Попутно от Щеголева сильно досталось и В.Ф. Ходасевичу, который в статье, вошедшей в его книгу «Поэтическое хозяйство Пушкина», высказал предположение, что забеременевшая от Пушкина крестьянская девушка утопилась, и именно это натолкнуло поэта на сюжет «Русалки»:
Если Пушкин взялся за «Русалку», – утверждал он, – значит она ему была не сюжетно, а внутренне важна и близка, значит с этим сюжетом было для него связано нечто более интимное и существенное, чем намерение только состязаться с Краснопольским, автором «Днепровской русалки». Скажу прямо – «Русалка», как весь Пушкин, глубоко автобиографична, она отражает историю с той девушкой, которую поэт «неосторожно обрюхатил».
П.Е. Щеголев. «Пушкин и мужики», М., 1928, стр. 55
От этого построения Ходасевича Щеголев не оставил камня на камне. Он высмеял его жестоко и беспощадно. Столь же резко оспорил эту сомнительную гипотезу и Вересаев. (И Ходасевич, видимо, признал их правоту. Во всяком случае, в книгу своих статей на пушкинские темы, выпущенную им в Париже в 1937 году, он эту статью не включил, а «Поэтическое хозяйство Пушкина» в предисловии к этой парижской книге полностью дезавуировал.)
Может показаться, что все участники этого спора занимаются, в сущности, тем же, чем занимается в своей работе об Ахматовой Александр Жолковский. Разница же между ними лишь в том, что Вересаев, а отчасти даже и Ходасевич, при этом – совсем как Жолковский! – вольно или невольно дискредитируют образ Пушкина, так сказать, очерняют его, а Щеголев, напротив, всячески старается его реабилитировать. Читателю же, внимательно следящему за этой дискуссией, остается только, сопоставив эти три суждения, составить собственное мнение насчет того, кто из них ближе к истине.

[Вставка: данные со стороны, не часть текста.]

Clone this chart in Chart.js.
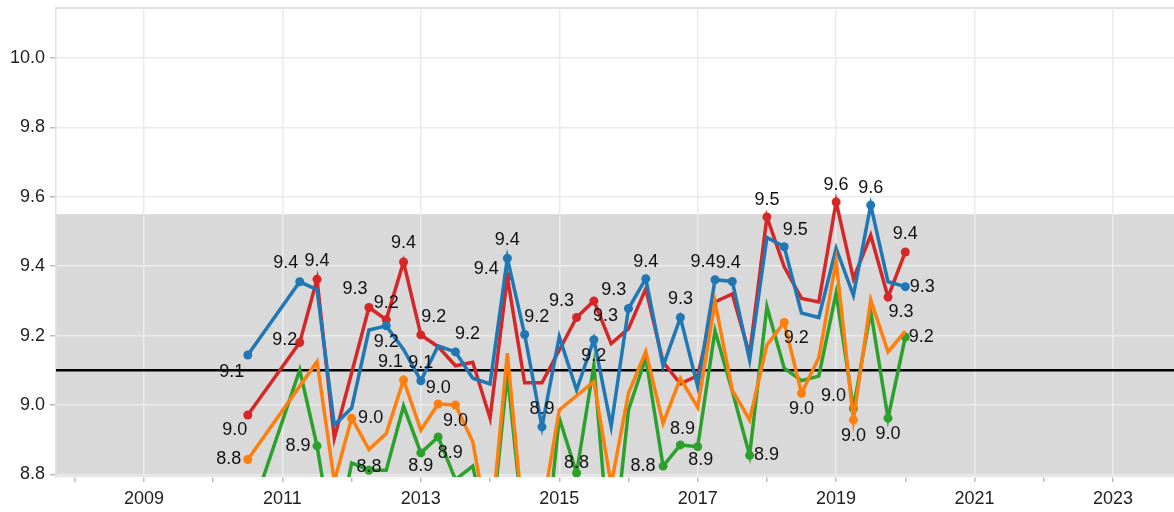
<!DOCTYPE html>
<html>
<head>
  <title>Quarterly ratings</title>
  <script src="https://cdn.jsdelivr.net/npm/chart.js"></script>
  <style>
    body { margin: 0; background: #fff; }
  </style>
</head>
<body>
  <canvas id="chart" width="1174" height="512"></canvas>

  <script>
    // quarterly observations
    const quarters = [2010.5, 2010.75, 2011, 2011.25, 2011.5, 2011.75, 2012, 2012.25, 2012.5, 2012.75,
      2013, 2013.25, 2013.5, 2013.75, 2014, 2014.25, 2014.5, 2014.75, 2015, 2015.25,
      2015.5, 2015.75, 2016, 2016.25, 2016.5, 2016.75, 2017, 2017.25, 2017.5, 2017.75,
      2018, 2018.25, 2018.5, 2018.75, 2019, 2019.25, 2019.5, 2019.75, 2020];

    const red = [8.971, null, null, 9.18, 9.362, 8.904, null, 9.281, 9.246, 9.412,
      9.202, 9.168, 9.113, 9.123, 8.962, 9.369, 9.064, 9.064, null, 9.252,
      9.30, 9.177, 9.22, 9.335, 9.124, 9.061, 9.085, 9.297, 9.32, 9.145,
      9.542, 9.398, 9.307, 9.297, 9.585, 9.364, 9.489, 9.311, 9.441];
    const blue = [9.144, null, null, 9.355, 9.332, 8.942, 8.991, 9.216, 9.228, 9.16,
      9.07, 9.17, 9.153, 9.077, 9.061, 9.423, 9.203, 8.937, 9.197, 9.043,
      9.188, 8.939, 9.278, 9.364, 9.112, 9.252, 9.053, 9.361, 9.356, 9.13,
      9.483, 9.456, 9.265, 9.252, 9.451, 9.316, 9.576, 9.355, 9.341];
    const orange = [8.843, null, null, null, 9.125, 8.78, 8.962, 8.872, 8.918, 9.072,
      8.928, 9.003, 9.0, 8.894, 8.62, 9.149, 8.62, 8.69, 8.986, null,
      9.067, 8.77, 9.034, 9.154, 8.947, 9.077, 8.993, 9.297, 9.043, 8.957,
      9.173, 9.238, 9.034, 9.136, 9.415, 8.957, 9.303, 9.153, 9.213];
    const green = [8.66, null, null, 9.101, 8.882, 8.58, 8.833, 8.812, 8.812, 8.997,
      8.862, 8.908, 8.785, 8.824, 8.6, 9.091, 8.61, 8.48, 8.962, 8.804,
      9.115, 8.52, 8.986, 9.136, 8.824, 8.885, 8.88, 9.214, 9.04, 8.855,
      9.283, 9.106, 9.07, 9.083, 9.323, 8.99, 9.27, 8.962, 9.196];

    const yearTicks = [2008, 2009, 2010, 2011, 2012, 2013, 2014, 2015, 2016, 2017, 2018, 2019, 2020, 2021, 2022, 2023];
    const valueTicks = [8.8, 9.0, 9.2, 9.4, 9.6, 9.8, 10.0];
    const bandTop = 9.55;
    const refLine = 9.1;

    // labelled points: [index, dx, dy] (label offset from the point, px)
    const redLabels = [[0, -13, 15], [3, -15, -2], [4, 0, -18], [7, -14, -18], [8, 0, -17], [9, 0, -19],
      [10, 13, -18], [15, -21, -8], [19, -15, -17], [20, 20, -11], [30, 0, -17], [34, 0, -17],
      [37, 13, 15], [38, 0, -18]];
    const blueLabels = [[0, -16, 17], [3, -14, -19], [8, 0, 16], [10, 0, -18], [12, 12, -18], [15, 0, -18],
      [16, 12, -18], [17, 0, -18], [20, 0, 16], [22, -23, 8], [23, 0, -17], [25, 0, -19],
      [27, -12, -18], [28, -4, -18], [31, 11, -17], [36, 0, -17], [38, 17, 0]];
    const orangeLabels = [[0, -19, 0], [6, 19, 0], [9, -13, -18], [11, 0, -16], [12, 0, 16],
      [31, 12, 16], [32, 0, 16], [35, 0, 16]];
    const greenLabels = [[4, -19, 0], [7, 0, -3], [10, 0, 13], [11, 12, 16], [19, 0, -10], [24, -20, 0],
      [25, 2, -16], [26, 3, 13], [29, 17, 0], [35, -20, -12], [37, 0, 16], [38, 16, 0]];

    const FONT = 'Liberation Sans, Arial, Helvetica, sans-serif';

    function series(values, color, labels) {
      const marked = new Set(labels.map(l => l[0]));
      return {
        data: quarters.map((q, i) => ({ x: q, y: values[i] })),
        borderColor: color,
        backgroundColor: color,
        borderWidth: 3.5,
        pointRadius: ctx => marked.has(ctx.dataIndex) ? 4.5 : 0,
        pointBorderWidth: 0,
        spanGaps: true,
        tension: 0,
        clip: 0,
        labelSpec: labels
      };
    }

    const decorations = {
      id: 'decorations',
      beforeDraw(chart) {
        const { ctx, chartArea: a, scales: { y } } = chart;
        const top = y.getPixelForValue(bandTop);
        ctx.save();
        ctx.fillStyle = '#d9d9d9';
        ctx.fillRect(a.left, top, a.right - a.left, a.bottom - top);
        ctx.strokeStyle = '#e2e2e2';
        ctx.lineWidth = 2;
        ctx.beginPath();
        ctx.moveTo(a.left, a.top);
        ctx.lineTo(a.right, a.top);
        ctx.stroke();
        ctx.restore();
      },
      beforeDatasetsDraw(chart) {
        const { ctx, chartArea: a, scales: { y } } = chart;
        const py = y.getPixelForValue(refLine);
        ctx.save();
        ctx.strokeStyle = '#000';
        ctx.lineWidth = 2.5;
        ctx.beginPath();
        ctx.moveTo(a.left, py);
        ctx.lineTo(a.right, py);
        ctx.stroke();
        ctx.restore();
      },
      afterDatasetsDraw(chart) {
        const { ctx, scales: { x, y } } = chart;
        ctx.save();
        ctx.font = '18px ' + FONT;
        ctx.fillStyle = '#111';
        ctx.textAlign = 'center';
        ctx.textBaseline = 'middle';
        chart.data.datasets.forEach(ds => {
          ds.labelSpec.forEach(([i, dx, dy]) => {
            const v = ds.data[i].y;
            ctx.fillText(v.toFixed(1), x.getPixelForValue(quarters[i]) + dx, y.getPixelForValue(v) + dy);
          });
        });
        ctx.restore();
      }
    };

    function noPad(s) {
      s.paddingTop = 0;
      s.paddingBottom = 0;
      s.paddingLeft = 0;
      s.paddingRight = 0;
    }

    new Chart(document.getElementById('chart'), {
      type: 'line',
      data: {
        datasets: [
          series(orange, '#ff7f0e', orangeLabels),
          series(blue, '#1f77b4', blueLabels),
          series(red, '#d62728', redLabels),
          series(green, '#2ca02c', greenLabels)
        ]
      },
      options: {
        responsive: false,
        animation: false,
        layout: { autoPadding: false, padding: { top: 8, right: 0, left: 0, bottom: 0 } },
        plugins: { legend: { display: false }, tooltip: { enabled: false } },
        scales: {
          x: {
            type: 'linear',
            min: 2007.7285,
            max: 2023.882,
            afterBuildTicks: s => { s.ticks = yearTicks.map(v => ({ value: v })); },
            afterFit: s => { s.height = 35; noPad(s); },
            ticks: {
              autoSkip: false,
              maxRotation: 0,
              padding: 6,
              color: '#222',
              font: { family: FONT, size: 18 },
              callback: v => (v % 2 ? String(v) : '')
            },
            grid: {
              color: ctx => (ctx.tick && ctx.tick.value % 2 ? '#ebebeb' : 'rgba(0,0,0,0)'),
              lineWidth: 1.5,
              tickColor: '#bbbbbb',
              tickLength: 5
            },
            border: { color: '#ebebeb', width: 1.5 }
          },
          y: {
            min: 8.7925,
            max: 10.144,
            afterBuildTicks: s => { s.ticks = valueTicks.map(v => ({ value: v })); },
            afterFit: s => { s.width = 56; noPad(s); },
            ticks: {
              padding: 5,
              color: '#222',
              font: { family: FONT, size: 18 },
              callback: v => v.toFixed(1)
            },
            grid: {
              color: '#ebebeb',
              lineWidth: 1.5,
              tickColor: '#bbbbbb',
              tickLength: 6
            },
            border: { color: '#e2e2e2', width: 1.5 }
          }
        }
      },
      plugins: [decorations]
    });
  </script>
</body>
</html>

На самом деле, однако, суть дела тут вовсе не сводится к выяснению, кто был прав в этом споре, а кто заблуждался. Для нашей темы тут важно совсем другое. А именно – то, что и Ходасевича, и Щеголева вся эта история интересует лишь постольку, поскольку она бросает свет на «духовную личность» Пушкина, помогает «конструировать то, что прежде называлось душою поэта». Характерно при этом, что и Ходасевич, и Щеголев – оба они при этом исходят из того, что самую полную и самую достоверную информацию о том, что происходило в душе поэта, нам сообщают его стихи.
Отрицая автобиографичность «Русалки» и даже издеваясь над фантастическими построениями Ходасевича, Щеголев – в другом месте своей статьи говорит:
Для кого угодно, но не для Пушкина, это увлечение могло быть легким. В поэзии Пушкина совесть говорила властным языком, и мотив раскаяния, покаяния часто звучал в его художественном творчестве. С необычайной силой запечатлен этот мотив в стихотворении «Когда для смертного умолкнет шумный день…»
…А ведь это он, Пушкин, написал патетический протест против крепостной действительности!